The textile designs didn’t appear until the second half of the 19th century and were “an art of reaction, a hybrid art stemming from contact and conflict with whites,” Perrin writes. The designs moved to clothing because of the influence of Western clothing “they wanted to imitate or were obliged to wear.”
“I want people to treat molas as art, not as a handicraft,” Saltzman said as she plopped a pile of molas on the floor – the best vantage point for viewing the overall designs – and began pointing out what transforms a mola into art.
“Art you look at from a distance,” said Saltzman as she pointed out a particularly well-executed design of two turtles – one said, another happy – on an orange background. “You see this design comes alive.”
One of the older molas in Saltzman’s stock says simply “Revolucion 1925,” commemorating a Guna uprising against Panamanian authorities whom they accused of repressing their traditions and forcing them to adopt Hispanic culture. The Guna briefly seceded from Panama, and their homeland is now recognized as an autonomous territory.
And after the December 1989 U.S. invasion of Panama, when tensions between Washington and its former ally, Panama’s de facto leader Gen. Manuel Noriega, reached a boiling point, motifs from Operation Justice Cause crept into the molas.
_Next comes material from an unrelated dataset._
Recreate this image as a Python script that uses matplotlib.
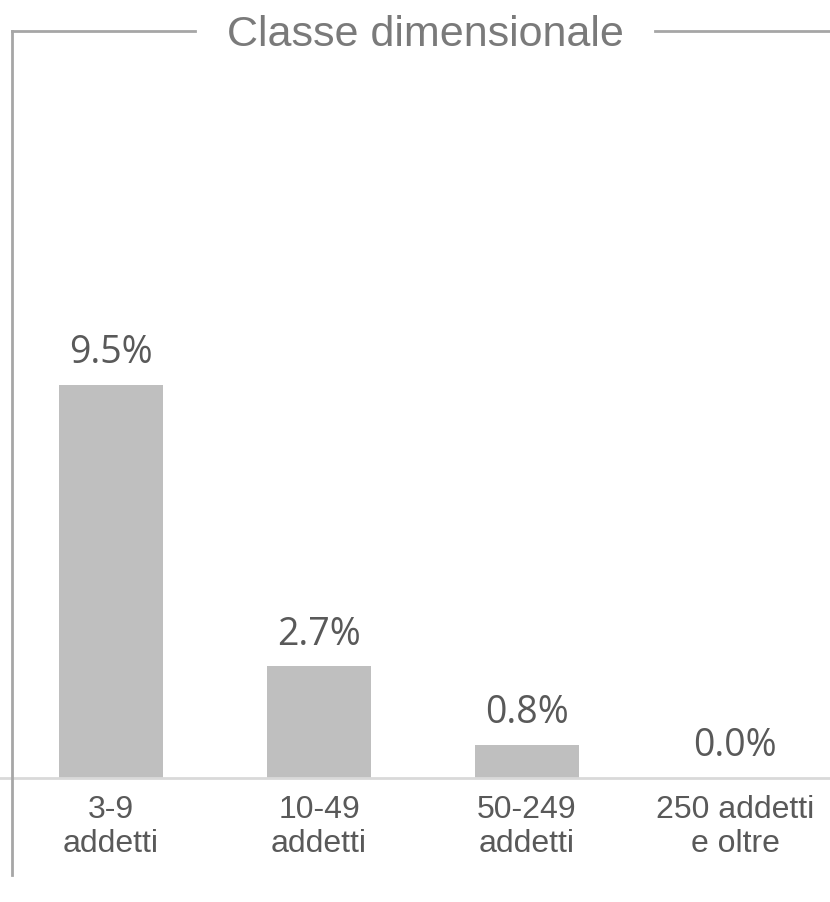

Around the same time, molas also were being crafted that depicted the reporters who covered the invasion – and their computers.
In her store, Saltzman displays folkloric masks, tagua seed carvings, baskets, Embera bead work and wood sculptures made by other indigenous groups, but the molas are front and center.
They range from simple panels that sell for 50 cents to $3.50 that appeal to the back-packing crowd to museum-quality molas that sell for $100 or more. A king-size bedspread sells for $450 to $472.
“I call find beauty in everything – even the 50-cent ones,” Saltzman said. “My idea is to share them. Now the art of the mola is much more appreciated than it used to be.”